This week, I continue with my analysis of the Appellate Body’s decision on the trademark issues in the Australia – Plain Packaging case. (For previous posts in this regard, see here and here). In this post, the focus will be on whether it is necessary to consider alternative measures when deciding whether an encumbrance is justifiable pursuant to Article 20 of the TRIPS Agreement.
In challenging the panel’s interpretation of Article 20 on appeal, Honduras contended, inter alia, that the panel was in error because it did not consider it necessary for states to opt for a less trademark-encumbering special requirement when imposing such special requirements.[1] In this regard, Honduras attempted to import a necessity test into Article 20 and it argued that encumbrances must at least be necessary in order to be justifiable.[2] If Honduras’ argument in this regard had been upheld, it would mean that a determination of whether an encumbrance is justifiable would necessarily entail a consideration of alternative measures. The Appellate Body however disagreed with Honduras in this regard and it held that:
Honduras’ suggestion that the encumbrances imposed by special requirements “must at least be ‘necessary’ in order to be ‘justifiable'” presupposes that the standard of “unjustifiability” under Article 20 should be at least equivalent to the standard of “necessity”. As noted, the use of the term “unjustifiably” in Article 20, as opposed to other provisions of the TRIPS Agreement, which refer to the concept of necessity, indicates that the degree of discretion granted to Members through the term “unjustifiably” is higher than it would have been, had a term conveying the notion of “necessity” been used. Therefore, we do not consider that the test of necessity, which includes a consideration of alternative measures, could be transposed into the examination of whether the use of a trademark is unjustifiably encumbered by special requirements under Article 20 of the TRIPS Agreement. This does not mean that, in the circumstances of a particular case, the existence of an alternative measure involving a lesser degree of encumbrance on the use of a trademark cannot be used as a consideration in evaluating the justifiability of special requirements and related encumbrances on the use of a trademark. However, such an examination is not a necessary inquiry under Article 20 of the TRIPS Agreement.[3]

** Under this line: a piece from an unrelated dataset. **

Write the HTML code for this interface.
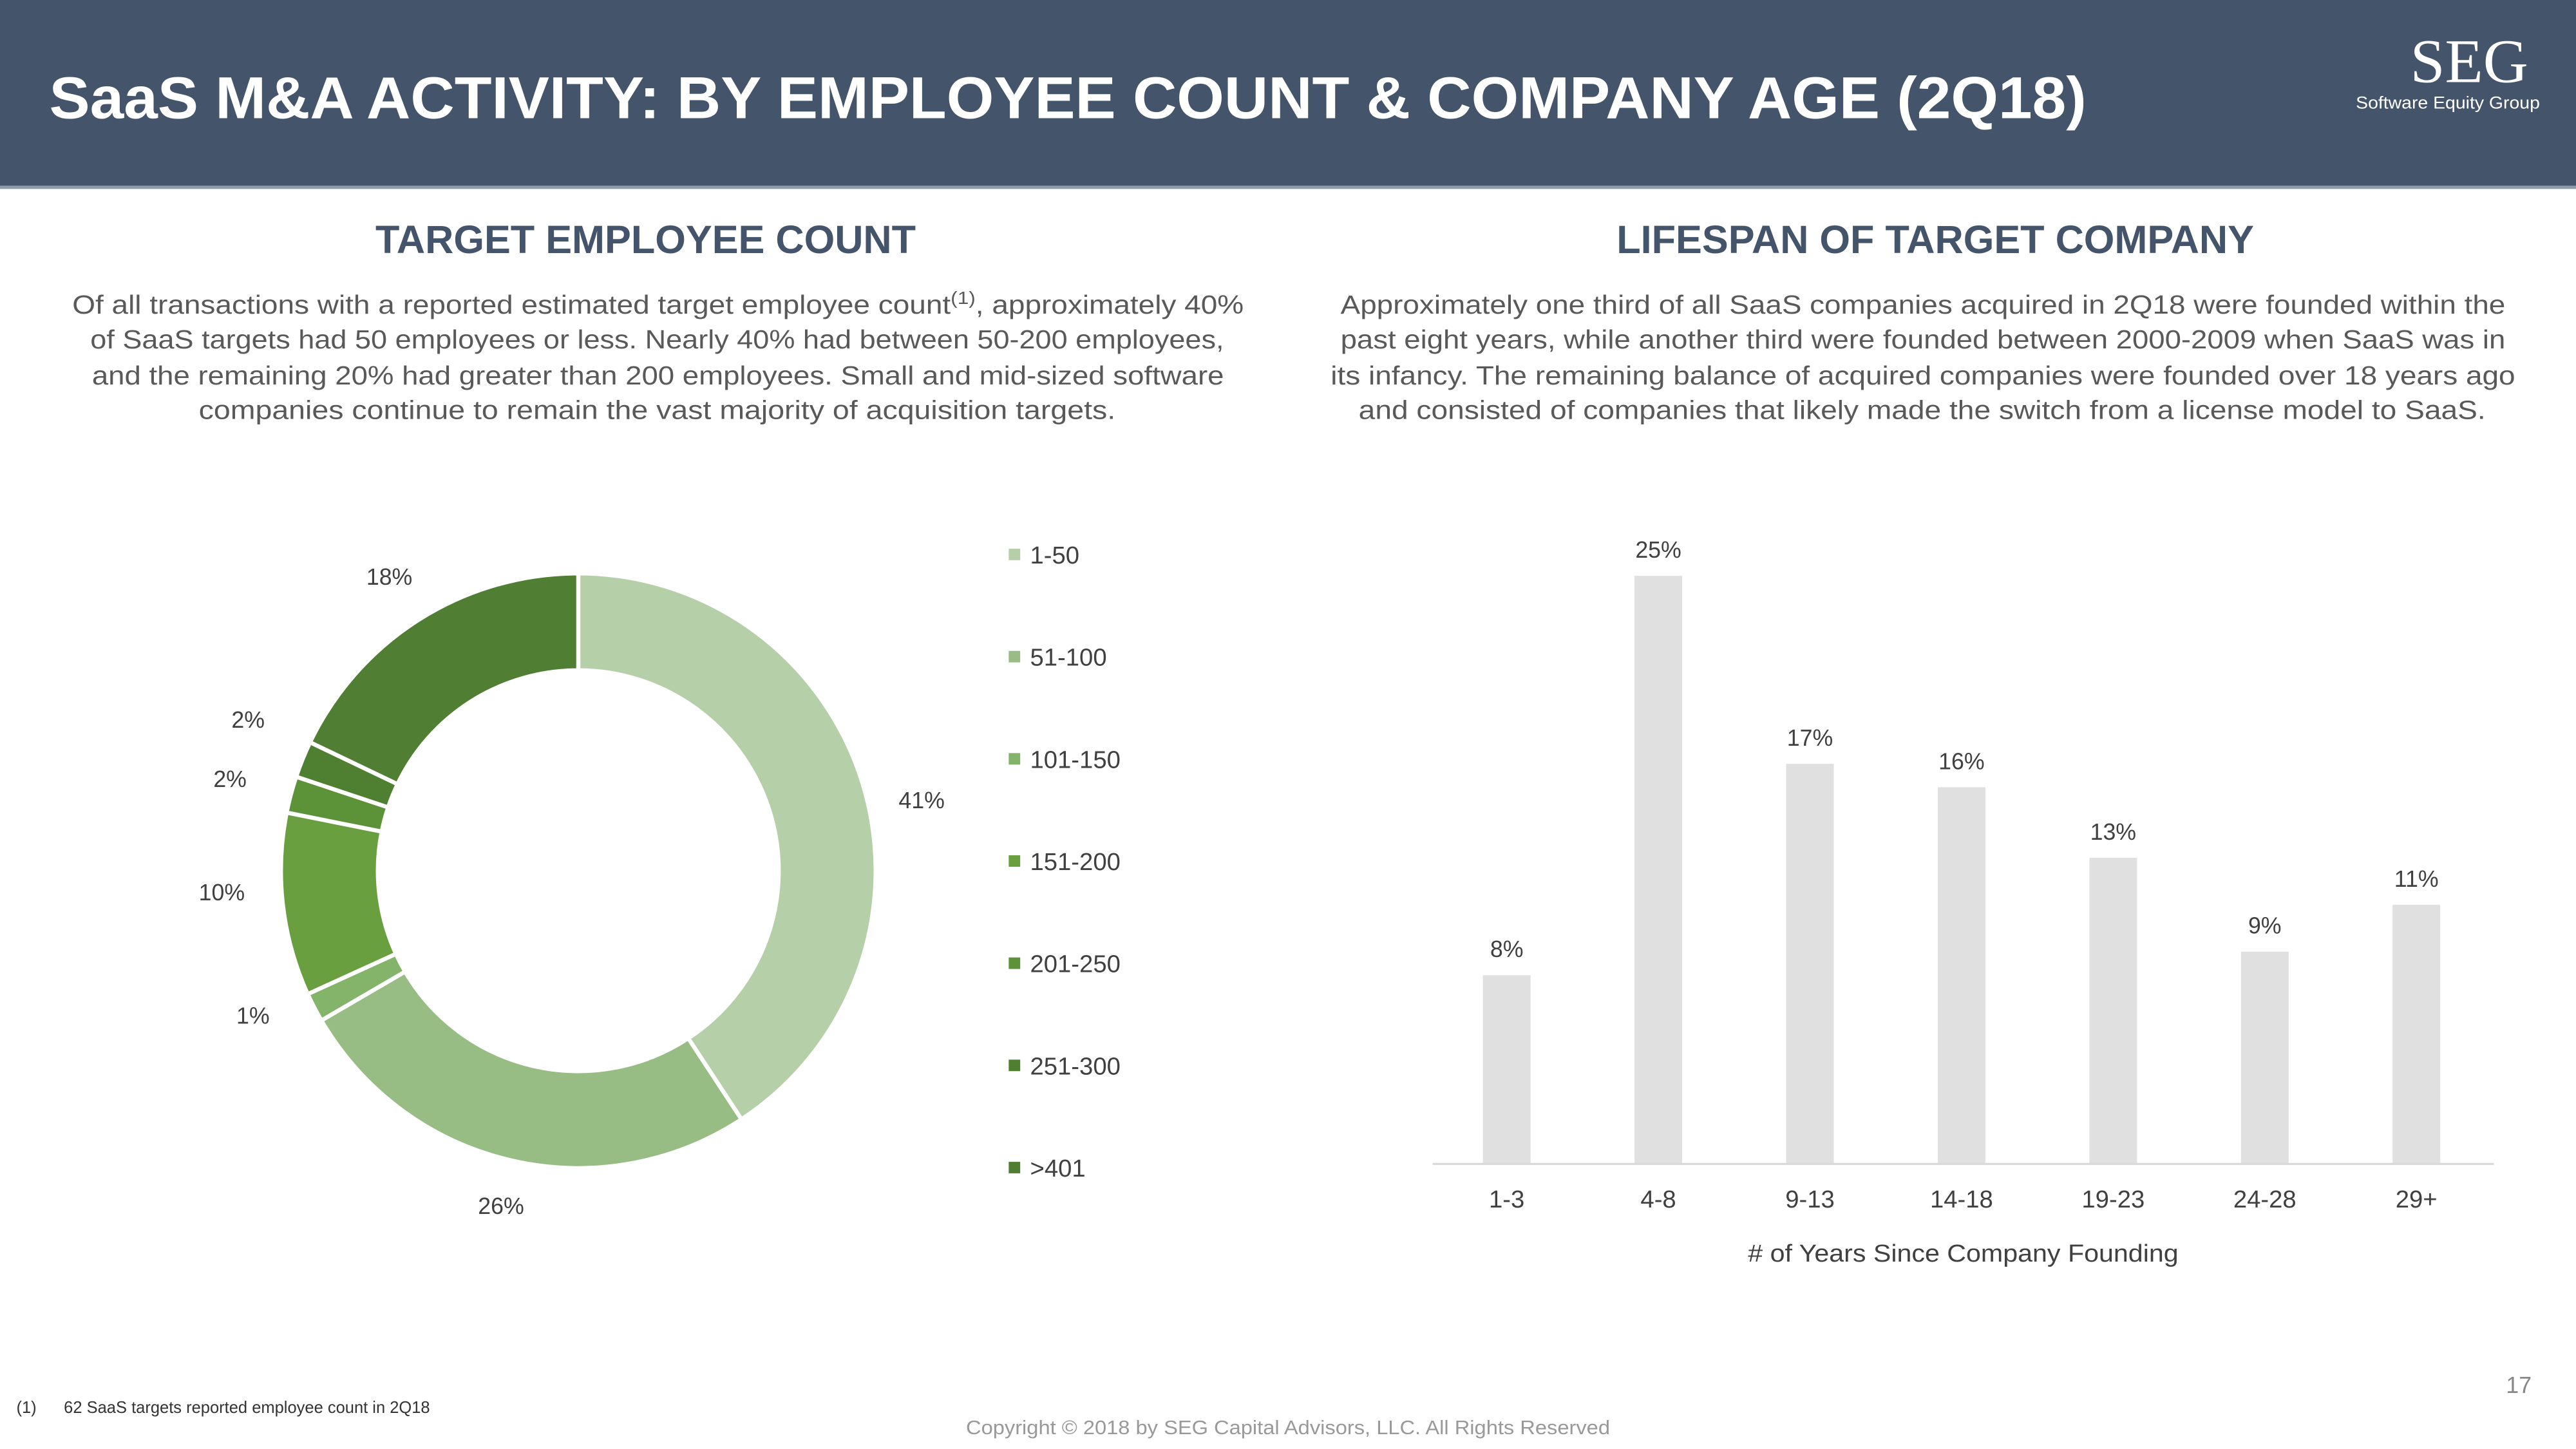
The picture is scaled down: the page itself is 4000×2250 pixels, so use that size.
<!DOCTYPE html>
<html><head><meta charset="utf-8">
<style>
html,body{margin:0;padding:0;background:#fff;}
svg{display:block;}
text{font-family:"Liberation Sans",sans-serif;}
</style></head>
<body>
<svg id="root" width="4000" height="2250" viewBox="0 0 1568 882" xmlns="http://www.w3.org/2000/svg">
<rect x="0" y="0" width="1568" height="114" fill="#44546a"/>
<rect x="0" y="113" width="1568" height="2" fill="#8e9aaa"/>
<text x="30" y="72" font-size="36" font-weight="bold" fill="#fff" textLength="1240" lengthAdjust="spacingAndGlyphs">SaaS M&amp;A ACTIVITY: BY EMPLOYEE COUNT &amp; COMPANY AGE (2Q18)</text>
<text x="1503" y="50" font-size="38" fill="#fff" text-anchor="middle" style="font-family:'Liberation Serif',serif">SEG</text>
<text x="1490" y="66" font-size="10.5" fill="#fff" text-anchor="middle" textLength="112" lengthAdjust="spacingAndGlyphs">Software Equity Group</text>

<text x="393" y="154" font-size="24" font-weight="bold" fill="#44546a" text-anchor="middle">TARGET EMPLOYEE COUNT</text>
<text x="1178" y="154" font-size="24" font-weight="bold" fill="#44546a" text-anchor="middle">LIFESPAN OF TARGET COMPANY</text>

<g font-size="16" fill="#595959">
<text x="44" y="191" textLength="713" lengthAdjust="spacingAndGlyphs">Of all transactions with a reported estimated target employee count<tspan font-size="11" dy="-6">(1)</tspan><tspan dy="6">, approximately 40%</tspan></text>
<text x="55" y="212" textLength="690" lengthAdjust="spacingAndGlyphs">of SaaS targets had 50 employees or less. Nearly 40% had between 50-200 employees,</text>
<text x="56" y="234" textLength="689" lengthAdjust="spacingAndGlyphs">and the remaining 20% had greater than 200 employees. Small and mid-sized software</text>
<text x="121" y="255" textLength="558" lengthAdjust="spacingAndGlyphs">companies continue to remain the vast majority of acquisition targets.</text>
</g>
<g font-size="16" fill="#595959">
<text x="816" y="191" textLength="709" lengthAdjust="spacingAndGlyphs">Approximately one third of all SaaS companies acquired in 2Q18 were founded within the</text>
<text x="816" y="212" textLength="709" lengthAdjust="spacingAndGlyphs">past eight years, while another third were founded between 2000-2009 when SaaS was in</text>
<text x="810" y="234" textLength="721" lengthAdjust="spacingAndGlyphs">its infancy. The remaining balance of acquired companies were founded over 18 years ago</text>
<text x="827" y="255" textLength="686" lengthAdjust="spacingAndGlyphs">and consisted of companies that likely made the switch from a license model to SaaS.</text>
</g>

<g id="donut"></g>
<g id="bars"></g>

<text x="10" y="860" font-size="10" fill="#333">(1)&#160;&#160;&#160;&#160;&#160;&#160;62 SaaS targets reported employee count in 2Q18</text>
<text x="784" y="873" font-size="12" fill="#999" text-anchor="middle" textLength="392" lengthAdjust="spacingAndGlyphs">Copyright © 2018 by SEG Capital Advisors, LLC. All Rights Reserved</text>
<text x="1541" y="848" font-size="14" fill="#888" text-anchor="end">17</text>
</svg>
<script>
const NS='http://www.w3.org/2000/svg';
// donut data
const donutCats=['1-50','51-100','101-150','151-200','201-250','251-300','>401'];
const donutVals=[41,26,1.6,10,2,2,18];
const donutLabels=['41%','26%','1%','10%','2%','2%','18%'];
const donutColors=['#b5cfa8','#98bd84','#84b36a','#6a9f40','#5c9238','#4f7f30','#507e33'];
// label placement (style, not data)
const donutLabelPos=[[561,492],[305,739],[154,623],[135,548],[140,479],[151,443],[237,356]];
// bar data
const barCats=['1-3','4-8','9-13','14-18','19-23','24-28','29+'];
const barVals=[8,25,17,16,13,9,11];
const barLabels=['8%','25%','17%','16%','13%','9%','11%'];

function mk(tag,attrs,parent){const e=document.createElementNS(NS,tag);for(const k in attrs)e.setAttribute(k,attrs[k]);parent.appendChild(e);return e;}

// Donut
(function(){
 const g=document.getElementById('donut');
 const cx=352,cy=530,R=181,r=122;
 const total=donutVals.reduce((a,b)=>a+b,0);
 let a0=0;
 donutVals.forEach((v,i)=>{
  const a1=a0+v/total*Math.PI*2;
  const p=(a,rad)=>[cx+rad*Math.sin(a),cy-rad*Math.cos(a)];
  const large=(a1-a0)>Math.PI?1:0;
  const [x0,y0]=p(a0,R),[x1,y1]=p(a1,R),[x2,y2]=p(a1,r),[x3,y3]=p(a0,r);
  const path=mk('path',{d:`M${x0},${y0}A${R},${R} 0 ${large} 1 ${x1},${y1}L${x2},${y2}A${r},${r} 0 ${large} 0 ${x3},${y3}Z`,fill:donutColors[i],stroke:'#fff','stroke-width':2.5},g);
  
  
  const t=mk('text',{x:donutLabelPos[i][0],y:donutLabelPos[i][1],'font-size':14,fill:'#404040','text-anchor':'middle'},g);
  t.textContent=donutLabels[i];
  
  
  a0=a1;
 });
 donutCats.forEach((c,i)=>{
  const y=338+i*62.2;
  const s=mk('rect',{x:614,y:y-4,width:7,height:7,fill:donutColors[i]},g);
  
  
  const t=mk('text',{x:627,y:y+5,'font-size':15,fill:'#404040'},g);
  t.textContent=c;
  
  
 });
})();

// Bars
(function(){
 const g=document.getElementById('bars');
 const x0=872,x1=1518,base=708,pxPer=14.3;
 const band=(x1-x0)/barCats.length;
 const xc=i=>x0+band*(i+0.5)-1;
 const y=v=>base-v*pxPer;
 barVals.forEach((v,i)=>{
  const b=mk('rect',{x:xc(i)-14.5,y:y(v),width:29,height:base-y(v),fill:'#e0e0e0'},g);
  
  
  const t=mk('text',{x:xc(i),y:y(v)-11,'font-size':14,fill:'#404040','text-anchor':'middle'},g);
  t.textContent=barLabels[i];
  
  
  const c=mk('text',{x:xc(i),y:735,'font-size':15,fill:'#404040','text-anchor':'middle'},g);
  c.textContent=barCats[i];
  
  
 });
 const ax=mk('line',{x1:x0,y1:base+0.5,x2:x1,y2:base+0.5,stroke:'#d9d9d9','stroke-width':1.3},g);
 
 
 const tt=mk('text',{x:1195,y:768,'font-size':15,fill:'#404040','text-anchor':'middle',textLength:262,lengthAdjust:'spacingAndGlyphs'},g);
 tt.textContent='# of Years Since Company Founding';
 
 
})();
</script>
</body></html>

The Appellate Body thus agreed with the panel’s approach of not including a consideration of alternative measures into its list of factors for determining whether the use of a trademark is being unjustifiably encumbered by special requirements.[4] According to the Appellate Body, to rule otherwise would go against the degree of freedom granted to states under Article 20.

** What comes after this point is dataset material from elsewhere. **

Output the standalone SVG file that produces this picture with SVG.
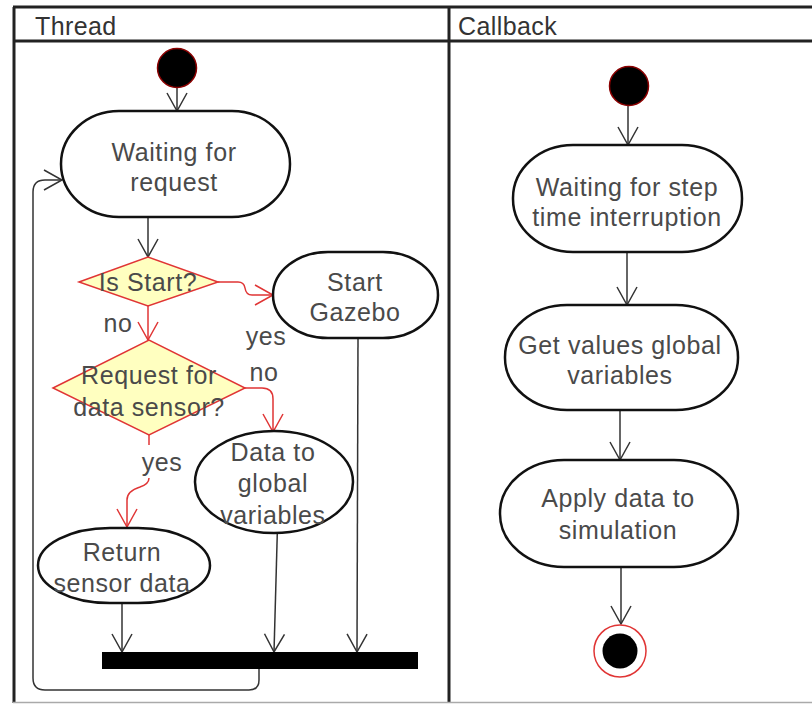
<svg xmlns="http://www.w3.org/2000/svg" width="812" height="704" viewBox="0 0 812 704">
  <style>
    .lane { fill: none; stroke: #222; stroke-width: 3; }
    .node { fill: #fff; stroke: #111; stroke-width: 2.5; }
    .dec { fill: #ffffc0; stroke: #e03535; stroke-width: 1.5; }
    .txt { font-family: "Liberation Sans", Arial, sans-serif; font-size: 25px; letter-spacing: 0.6px; fill: #4a4a4a; text-anchor: middle; }
    .head { font-family: "Liberation Sans", Arial, sans-serif; font-size: 25px; letter-spacing: 0.4px; fill: #333; }
    .flow { fill: none; stroke: #333; stroke-width: 1.5; }
    .guard { fill: none; stroke: #e03535; stroke-width: 1.5; }
  </style>
  <defs>
    <marker id="open" markerUnits="userSpaceOnUse" markerWidth="24" markerHeight="24" refX="20" refY="12" orient="auto" viewBox="0 0 24 24">
      <path d="M2,2 L20,12 L2,22" fill="none" stroke="#333" stroke-width="1.5"/>
    </marker>
    <marker id="openRed" markerUnits="userSpaceOnUse" markerWidth="24" markerHeight="24" refX="20" refY="12" orient="auto" viewBox="0 0 24 24">
      <path d="M2,2 L20,12 L2,22" fill="none" stroke="#e03535" stroke-width="1.5"/>
    </marker>
  </defs>

  <rect width="812" height="704" fill="#fff"/>

  <!-- swimlanes -->
  <g id="lanes">
    <line class="lane" x1="13" y1="7" x2="812" y2="7"/>
    <line class="lane" x1="13" y1="41" x2="812" y2="41"/>
    <line class="lane" x1="14" y1="7" x2="14" y2="703"/>
    <line class="lane" x1="449" y1="7" x2="449" y2="703"/>
    <line x1="13" y1="702.5" x2="812" y2="702.5" stroke="#aaa" stroke-width="1.5"/>
    <text class="head" x="35" y="35">Thread</text>
    <text class="head" x="458" y="35">Callback</text>
  </g>

  <!-- connectors -->
  <g id="connectors">
    <line class="flow" x1="177" y1="88" x2="177" y2="111" marker-end="url(#open)"/>
    <line class="flow" x1="148" y1="217" x2="148" y2="257" marker-end="url(#open)"/>
    <path class="guard" d="M218,282 L238,282 Q244,282 245,288 Q246,295 252,295 L273,295" marker-end="url(#openRed)"/>
    <line class="guard" x1="148" y1="306" x2="148" y2="340" marker-end="url(#openRed)"/>
    <path class="guard" d="M245,388 L262,388 Q273,388 273,399 L273,432" marker-end="url(#openRed)"/>
    <line class="guard" x1="149" y1="435" x2="149" y2="445"/>
    <path class="guard" d="M149,478 Q149,484 140,487 Q127,491 127,500 L127,527" marker-end="url(#openRed)"/>
    <line class="flow" x1="122" y1="603" x2="122" y2="652" marker-end="url(#open)"/>
    <line class="flow" x1="278" y1="508" x2="274" y2="652" marker-end="url(#open)"/>
    <line class="flow" x1="358" y1="338" x2="357" y2="652" marker-end="url(#open)"/>
    <path class="flow" d="M259,669 L259,680 Q259,690 249,690 L45,690 Q33,690 33,678 L33,192 Q33,180 45,180 L62,180" marker-end="url(#open)"/>

    <line class="flow" x1="628" y1="106" x2="628" y2="145" marker-end="url(#open)"/>
    <line class="flow" x1="627" y1="252" x2="627" y2="305" marker-end="url(#open)"/>
    <line class="flow" x1="620" y1="410" x2="620" y2="460" marker-end="url(#open)"/>
    <line class="flow" x1="621" y1="567" x2="621" y2="624" marker-end="url(#open)"/>
  </g>

  <!-- Thread lane -->
  <g id="thread-start">
    <circle cx="177" cy="68" r="19.5" fill="#000" stroke="#8b0000" stroke-width="1.5"/>
  </g>
  <g id="waiting-request">
    <rect class="node" x="61" y="111" width="229" height="106" rx="58" ry="53"/>
    <text class="txt" x="174" y="161">Waiting for</text>
    <text class="txt" x="174" y="191">request</text>
  </g>
  <g id="is-start">
    <polygon class="dec" points="79,282 148,257 218,282 148,306"/>
    <text class="txt" x="148" y="291">Is Start?</text>
  </g>
  <g id="start-gazebo">
    <rect class="node" x="273" y="252" width="165" height="86" rx="55" ry="43"/>
    <text class="txt" x="355" y="291">Start</text>
    <text class="txt" x="355" y="321">Gazebo</text>
  </g>
  <g id="request-data">
    <polygon class="dec" points="53,388 149,340 245,388 149,435"/>
    <text class="txt" x="149" y="384">Request for</text>
    <text class="txt" x="149" y="416">data sensor?</text>
  </g>
  <g id="data-global">
    <ellipse class="node" cx="274" cy="482" rx="79" ry="51"/>
    <text class="txt" x="273" y="461">Data to</text>
    <text class="txt" x="273" y="492">global</text>
    <text class="txt" x="273" y="524">variables</text>
  </g>
  <g id="return-sensor">
    <rect class="node" x="38" y="528" width="172" height="75" rx="72" ry="37.5"/>
    <text class="txt" x="122" y="561">Return</text>
    <text class="txt" x="122" y="592">sensor data</text>
  </g>
  <g id="join-bar">
    <rect x="102" y="652" width="316" height="17" fill="#000"/>
  </g>
  <g id="guard-labels">
    <text class="txt" x="118" y="332">no</text>
    <text class="txt" x="266" y="345">yes</text>
    <text class="txt" x="264" y="381">no</text>
    <text class="txt" x="162" y="471">yes</text>
  </g>

  <!-- Callback lane -->
  <g id="callback-start">
    <circle cx="629" cy="86" r="19.5" fill="#000" stroke="#8b0000" stroke-width="1.5"/>
  </g>
  <g id="waiting-step">
    <rect class="node" x="513" y="145" width="229" height="107" rx="60" ry="53"/>
    <text class="txt" x="627" y="196">Waiting for step</text>
    <text class="txt" x="627" y="226">time interruption</text>
  </g>
  <g id="get-values">
    <rect class="node" x="505" y="305" width="233" height="105" rx="62" ry="52"/>
    <text class="txt" x="620" y="354">Get values global</text>
    <text class="txt" x="620" y="384">variables</text>
  </g>
  <g id="apply-data">
    <rect class="node" x="500" y="460" width="238" height="107" rx="64" ry="53"/>
    <text class="txt" x="618" y="507">Apply data to</text>
    <text class="txt" x="618" y="539">simulation</text>
  </g>
  <g id="callback-end">
    <circle cx="620" cy="651" r="26" fill="#fff" stroke="#e03535" stroke-width="1.5"/>
    <circle cx="620" cy="651" r="17.5" fill="#000"/>
  </g>
</svg>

Nevertheless, as part of its assessment of the third factor (i.e. whether the reasons for the special requirements provide sufficient support for the resulting encumbrances), the panel did consider some of the alternative measures proposed by the complainants.[5] However, on appeal, the Appellate Body clarified that the panel did not have to do this because of the broad degree of regulatory autonomy that Article 20 grants to states. According to the Appellate Body:
…we recall our understanding that, while it may be possible that, in the circumstances of a particular case, an alternative measure that would lead to at least an equivalent contribution could call into question whether the reasons for the adoption of the special requirements sufficiently support the resulting encumbrances on the use of the trademark, such an examination is not a necessary inquiry under Article 20. In our view, given the degree of regulatory autonomy provided to Members under Article 20 through the use of the term “unjustifiably”, an analysis of alternative measures is not required in each and every case, and does not provide decisive guidance in determining whether the encumbrances in question are imposed “unjustifiably”. We further recall our finding … above, that the Panel did not err in the interpretation of Article 20 of the TRIPS Agreement by not considering an examination of alternative measures to be a necessary element of an inquiry under Article 20.[6]
The approach of the Appellate Body with regard to the issue of alternative measures is highly commendable. Importantly, it respects and preserves the regulatory autonomy available to states to implement measures that they deem necessary to achieve specific public health objectives.
(An extended critical analysis of this dispute is contained in my forthcoming book on international intellectual property law)
[1] Australia – Plain Packaging, AB Report, para 6.652.
[2] Ibid.
[3] Ibid para 6.653.
[4] Ibid para 6.654.
[5] Australia – Plain Packaging, Panel Report, para 7.2598.
[6] Australia – Plain Packaging, AB Report, para 6.695.